La chaussure cousue pied, un métier d'art devenu rare

Parce qu'à Paris comme à Tokyo être bien chaussé est affaire de confort autant que d'esthétique, la maison Massaro et le créateur Chihiro Yamaguchi perpétuent un métier d'art devenu rare, au service des stars et adeptes du luxe : la chaussure cousue pied.

De Marlene Dietrich à Marilyn Monroe en passant par les figures de la royauté et les stars du show-biz, Raymond Massaro, son père et son grand-père avant lui, ont fait de la maison parisienne, sise à deux pas de la place Vendôme, une référence, étroitement liée à la Haute Couture, en particulier à Chanel qui l'a rachetée en 2002.

"Nous sommes sans doute le dernier bottier pour femmes de Paris", explique Philippe Atienza, compagnon chevronné devenu directeur général de Massaro en 2008, prenant la succession de Raymond Massaro, après des années au service de la maison créée en 1894 et une longue expérience auprès du chausseur britannique John Lobb.

Chevreau, agneau, requin, autruche.... Dans un petit salon rempli de miroirs, destiné aux essayages et à l'accueil de la clientèle, des dizaines de paires d'escarpins, ballerines, bottes et bottines extravagantes, aux talons de 3 à 15 cm, sculptés, incrustés de bijoux ou transparents, voisinent avec des souliers pour homme, déclinant toutes les nuances de cuirs et de patines.

Bruit de marteaux, odeurs de cuir et de bois : jouxtant la pièce, deux petits ateliers abritent une dizaine d'employés affairés à la fabrication du sur-mesure destiné à une clientèle fortunée, quelques centaines de personnes au total dans le monde.

"Le sur-mesure c'est être capable de répondre à toutes les attentes même les plus folles", résume M. Atienza, dévoilant un modèle réalisé pour une chanteuse américaine à la mode.

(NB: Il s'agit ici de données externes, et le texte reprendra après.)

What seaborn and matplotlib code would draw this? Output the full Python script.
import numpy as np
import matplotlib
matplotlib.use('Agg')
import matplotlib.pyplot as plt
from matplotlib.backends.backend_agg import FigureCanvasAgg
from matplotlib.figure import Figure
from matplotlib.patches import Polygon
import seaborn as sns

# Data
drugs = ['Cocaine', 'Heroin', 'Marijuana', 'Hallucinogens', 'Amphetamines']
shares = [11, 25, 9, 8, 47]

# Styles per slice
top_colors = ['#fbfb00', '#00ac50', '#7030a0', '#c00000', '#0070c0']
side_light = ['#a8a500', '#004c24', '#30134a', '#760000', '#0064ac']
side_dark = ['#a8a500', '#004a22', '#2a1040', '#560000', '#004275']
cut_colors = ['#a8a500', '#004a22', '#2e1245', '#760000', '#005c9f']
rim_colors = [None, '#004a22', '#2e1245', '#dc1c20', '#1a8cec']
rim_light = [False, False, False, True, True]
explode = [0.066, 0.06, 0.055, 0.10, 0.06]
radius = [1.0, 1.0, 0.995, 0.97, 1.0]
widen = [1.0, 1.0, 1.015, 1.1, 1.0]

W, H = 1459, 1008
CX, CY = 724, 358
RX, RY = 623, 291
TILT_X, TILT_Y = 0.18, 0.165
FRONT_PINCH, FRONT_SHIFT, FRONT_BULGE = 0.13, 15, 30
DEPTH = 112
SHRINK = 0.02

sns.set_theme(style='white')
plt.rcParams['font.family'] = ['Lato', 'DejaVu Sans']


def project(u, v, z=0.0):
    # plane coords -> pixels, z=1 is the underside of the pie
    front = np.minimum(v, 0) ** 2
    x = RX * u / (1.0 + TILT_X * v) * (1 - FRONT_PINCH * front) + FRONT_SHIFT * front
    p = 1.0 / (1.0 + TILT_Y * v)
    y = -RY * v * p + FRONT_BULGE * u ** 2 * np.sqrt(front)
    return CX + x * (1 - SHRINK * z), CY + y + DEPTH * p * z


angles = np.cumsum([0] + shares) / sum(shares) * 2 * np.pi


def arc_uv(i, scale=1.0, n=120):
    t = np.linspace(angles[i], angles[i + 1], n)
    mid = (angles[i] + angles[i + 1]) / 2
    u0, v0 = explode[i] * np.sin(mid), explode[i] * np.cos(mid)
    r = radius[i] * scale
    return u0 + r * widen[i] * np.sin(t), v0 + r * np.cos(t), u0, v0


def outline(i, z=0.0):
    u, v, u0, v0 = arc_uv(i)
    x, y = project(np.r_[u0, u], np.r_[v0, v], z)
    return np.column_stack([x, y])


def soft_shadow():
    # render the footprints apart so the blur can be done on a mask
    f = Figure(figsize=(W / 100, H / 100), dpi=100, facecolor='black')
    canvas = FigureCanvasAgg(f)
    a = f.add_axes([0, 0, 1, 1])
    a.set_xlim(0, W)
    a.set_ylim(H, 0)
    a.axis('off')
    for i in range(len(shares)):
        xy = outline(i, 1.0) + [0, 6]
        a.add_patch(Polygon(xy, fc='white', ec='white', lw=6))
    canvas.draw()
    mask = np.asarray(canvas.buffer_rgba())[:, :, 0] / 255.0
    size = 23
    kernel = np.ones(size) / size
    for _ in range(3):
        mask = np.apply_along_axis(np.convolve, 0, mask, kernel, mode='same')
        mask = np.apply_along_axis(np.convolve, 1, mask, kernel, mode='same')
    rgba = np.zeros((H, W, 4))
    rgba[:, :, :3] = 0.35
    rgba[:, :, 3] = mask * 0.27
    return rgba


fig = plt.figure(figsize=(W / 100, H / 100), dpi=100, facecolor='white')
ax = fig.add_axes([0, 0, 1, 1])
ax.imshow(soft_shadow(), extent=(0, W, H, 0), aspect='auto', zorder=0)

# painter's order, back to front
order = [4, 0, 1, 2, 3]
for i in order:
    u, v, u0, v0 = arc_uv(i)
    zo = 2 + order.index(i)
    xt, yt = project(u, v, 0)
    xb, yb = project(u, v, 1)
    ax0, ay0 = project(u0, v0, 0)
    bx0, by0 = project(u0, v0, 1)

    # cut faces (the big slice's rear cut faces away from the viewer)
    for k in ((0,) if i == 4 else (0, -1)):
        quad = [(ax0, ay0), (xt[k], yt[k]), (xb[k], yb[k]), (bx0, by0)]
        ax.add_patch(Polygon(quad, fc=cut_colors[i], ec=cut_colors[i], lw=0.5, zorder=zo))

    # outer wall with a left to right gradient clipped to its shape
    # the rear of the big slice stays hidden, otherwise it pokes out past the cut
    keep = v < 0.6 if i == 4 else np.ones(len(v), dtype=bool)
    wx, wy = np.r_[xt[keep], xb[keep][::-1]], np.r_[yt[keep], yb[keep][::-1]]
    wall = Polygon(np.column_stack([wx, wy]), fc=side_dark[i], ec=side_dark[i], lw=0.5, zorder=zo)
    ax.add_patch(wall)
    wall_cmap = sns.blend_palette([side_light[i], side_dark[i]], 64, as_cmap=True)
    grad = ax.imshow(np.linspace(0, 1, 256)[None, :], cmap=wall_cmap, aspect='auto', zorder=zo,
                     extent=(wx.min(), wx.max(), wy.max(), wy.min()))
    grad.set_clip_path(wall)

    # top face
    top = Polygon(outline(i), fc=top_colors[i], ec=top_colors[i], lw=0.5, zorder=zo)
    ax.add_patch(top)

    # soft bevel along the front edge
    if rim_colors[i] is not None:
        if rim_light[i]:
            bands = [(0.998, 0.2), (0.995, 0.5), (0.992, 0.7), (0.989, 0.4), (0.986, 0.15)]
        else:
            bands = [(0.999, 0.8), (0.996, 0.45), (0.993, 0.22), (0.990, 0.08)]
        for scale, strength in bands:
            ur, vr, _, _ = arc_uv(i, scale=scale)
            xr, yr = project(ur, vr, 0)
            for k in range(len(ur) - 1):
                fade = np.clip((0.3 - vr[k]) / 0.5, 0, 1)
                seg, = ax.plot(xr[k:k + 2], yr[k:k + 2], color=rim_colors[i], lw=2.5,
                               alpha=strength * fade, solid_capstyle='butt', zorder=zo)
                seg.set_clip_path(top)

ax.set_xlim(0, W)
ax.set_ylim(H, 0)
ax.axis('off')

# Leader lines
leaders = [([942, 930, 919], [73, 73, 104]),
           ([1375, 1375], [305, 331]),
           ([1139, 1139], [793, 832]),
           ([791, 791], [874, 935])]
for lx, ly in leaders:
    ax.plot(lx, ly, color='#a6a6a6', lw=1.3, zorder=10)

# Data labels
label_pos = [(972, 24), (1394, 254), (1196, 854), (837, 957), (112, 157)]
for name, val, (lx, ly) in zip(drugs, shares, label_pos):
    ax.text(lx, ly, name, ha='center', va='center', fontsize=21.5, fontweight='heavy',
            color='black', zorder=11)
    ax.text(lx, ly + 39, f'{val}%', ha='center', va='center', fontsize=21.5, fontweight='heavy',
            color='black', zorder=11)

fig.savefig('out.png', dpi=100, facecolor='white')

Il détaille avec passion toutes les étapes du processus de fabrication d'une paire de chaussures vendue entre 2.500 et plus de 10.000 euros (python, crocodile, cuirs exotiques) pour un modèle féminin, autour de 4.000 euros pour des souliers d'homme : "cinq mesures au moins pour chaque pied, dessiné sur papier et qui devient une forme en bois puis une maquette, essayages multiples et modifications jusqu'aux derniers réglages". "La cambrure du pied est capitale pour la femme. Nous réalisons des chaussures du 35, des modèles orthopédiques, des talonnettes pour hommes qui ne se voient pas à l'extérieur", ajoute-t-il.

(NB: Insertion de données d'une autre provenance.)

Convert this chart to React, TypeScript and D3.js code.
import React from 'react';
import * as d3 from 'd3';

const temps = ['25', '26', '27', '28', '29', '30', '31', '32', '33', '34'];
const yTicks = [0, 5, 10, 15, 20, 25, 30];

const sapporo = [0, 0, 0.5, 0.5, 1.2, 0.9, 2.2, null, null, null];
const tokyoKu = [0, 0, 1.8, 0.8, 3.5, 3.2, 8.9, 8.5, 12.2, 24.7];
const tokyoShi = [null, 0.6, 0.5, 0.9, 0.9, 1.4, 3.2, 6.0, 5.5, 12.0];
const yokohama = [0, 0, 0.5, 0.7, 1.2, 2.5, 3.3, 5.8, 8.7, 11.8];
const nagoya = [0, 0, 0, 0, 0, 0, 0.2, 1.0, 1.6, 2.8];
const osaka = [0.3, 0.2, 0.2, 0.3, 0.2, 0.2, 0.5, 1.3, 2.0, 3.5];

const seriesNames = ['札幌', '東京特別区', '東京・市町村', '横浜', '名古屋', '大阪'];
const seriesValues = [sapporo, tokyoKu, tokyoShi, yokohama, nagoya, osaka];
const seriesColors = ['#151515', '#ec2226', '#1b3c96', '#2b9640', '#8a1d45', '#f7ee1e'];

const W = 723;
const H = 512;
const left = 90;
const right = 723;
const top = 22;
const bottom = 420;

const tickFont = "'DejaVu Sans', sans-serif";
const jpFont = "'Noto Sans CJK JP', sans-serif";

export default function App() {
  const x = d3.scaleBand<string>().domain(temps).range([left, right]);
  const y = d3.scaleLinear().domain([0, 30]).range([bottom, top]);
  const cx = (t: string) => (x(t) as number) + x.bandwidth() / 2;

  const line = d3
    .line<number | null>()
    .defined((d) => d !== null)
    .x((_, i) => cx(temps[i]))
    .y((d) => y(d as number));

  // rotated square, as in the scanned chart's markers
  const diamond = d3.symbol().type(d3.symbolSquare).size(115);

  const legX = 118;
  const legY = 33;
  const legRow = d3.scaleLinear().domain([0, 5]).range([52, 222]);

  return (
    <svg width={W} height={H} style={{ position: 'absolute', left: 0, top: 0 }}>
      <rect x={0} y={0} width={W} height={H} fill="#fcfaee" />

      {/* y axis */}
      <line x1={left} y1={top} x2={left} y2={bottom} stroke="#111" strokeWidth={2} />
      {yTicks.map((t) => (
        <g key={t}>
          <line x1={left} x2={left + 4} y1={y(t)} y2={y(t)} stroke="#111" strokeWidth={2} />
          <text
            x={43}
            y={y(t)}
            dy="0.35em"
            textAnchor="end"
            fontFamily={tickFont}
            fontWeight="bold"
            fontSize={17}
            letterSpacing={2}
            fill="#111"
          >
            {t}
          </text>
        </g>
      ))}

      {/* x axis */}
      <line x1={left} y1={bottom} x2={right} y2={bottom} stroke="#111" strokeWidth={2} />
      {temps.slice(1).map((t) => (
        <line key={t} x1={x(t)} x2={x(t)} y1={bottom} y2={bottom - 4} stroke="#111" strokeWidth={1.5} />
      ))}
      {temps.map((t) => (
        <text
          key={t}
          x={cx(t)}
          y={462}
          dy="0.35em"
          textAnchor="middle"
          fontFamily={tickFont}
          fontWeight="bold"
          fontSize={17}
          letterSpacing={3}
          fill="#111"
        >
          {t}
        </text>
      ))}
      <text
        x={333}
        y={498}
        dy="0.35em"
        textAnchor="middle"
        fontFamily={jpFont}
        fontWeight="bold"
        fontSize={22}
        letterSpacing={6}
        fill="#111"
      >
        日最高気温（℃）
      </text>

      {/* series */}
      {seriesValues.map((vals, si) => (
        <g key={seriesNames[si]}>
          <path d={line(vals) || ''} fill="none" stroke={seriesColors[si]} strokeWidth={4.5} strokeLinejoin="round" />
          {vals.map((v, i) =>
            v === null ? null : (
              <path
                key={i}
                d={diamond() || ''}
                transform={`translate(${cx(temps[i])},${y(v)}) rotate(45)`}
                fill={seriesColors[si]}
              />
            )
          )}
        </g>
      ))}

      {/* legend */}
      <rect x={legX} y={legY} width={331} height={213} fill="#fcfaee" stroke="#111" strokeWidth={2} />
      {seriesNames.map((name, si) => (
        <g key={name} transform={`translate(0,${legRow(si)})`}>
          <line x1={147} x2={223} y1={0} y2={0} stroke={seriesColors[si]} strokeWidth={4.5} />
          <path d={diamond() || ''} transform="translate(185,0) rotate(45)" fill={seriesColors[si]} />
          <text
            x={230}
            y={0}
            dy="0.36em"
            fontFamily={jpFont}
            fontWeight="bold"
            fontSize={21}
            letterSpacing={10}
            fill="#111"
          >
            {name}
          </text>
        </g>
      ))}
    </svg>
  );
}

Comme chez le médecin, chaque client a son "dossier", témoin de l'évolution de ses pieds au fil des ans. La cave abrite les milliers de formes en bois qui ont été leurs clones depuis plus d'un siècle.

Ce savoir-faire a inspiré le créateur japonais Chihiro Yamaguchi, 50 ans. Parce que se chausser, dit-il lors de sa première exposition en Europe, à Paris, est "une manière d'être, d'envisager la vie".

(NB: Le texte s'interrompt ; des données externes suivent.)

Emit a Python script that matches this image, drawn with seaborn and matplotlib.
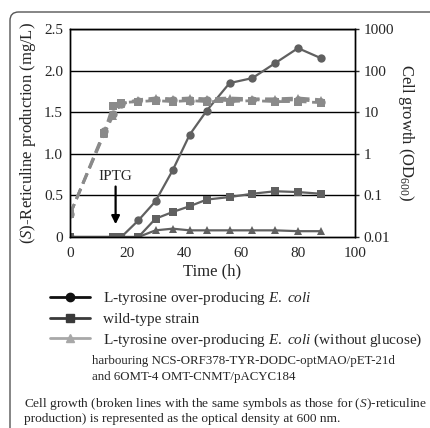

À Tokyo, où il a fondé sa marque, Guild, et établi son atelier dans le quartier populaire d'Asakusa, en 1996, il réalise des modèles en plâtre après avoir pris "58 mesures" des pieds de ses clients.

"Les pieds sont comme les dents, le reflet des habitudes de vie de chacun. Ils méritent le plus grand soin". Loin d'évoquer le petit pas des geishas et la raideur des "geta" en bois, sa dernière collection s'inspire de défenses animales. Il fabrique en moyenne 360 paires de chaussures par an dont la moitié sur-mesure, entièrement ou partiellement faites à la main, une technique ancestrale très complexe que peu de bottiers maîtrisent.

Environ 500 clients, dont 60% d'hommes, font appel à lui, s'offrant des chaussures d'un coût compris entre 2.300 à 17.000 euros mais qui "durent toute la vie si on les entretient", assure Chihiro Yamaguchi, qui a créé une école pour transmettre son savoir, le Saruwaka Footwear College.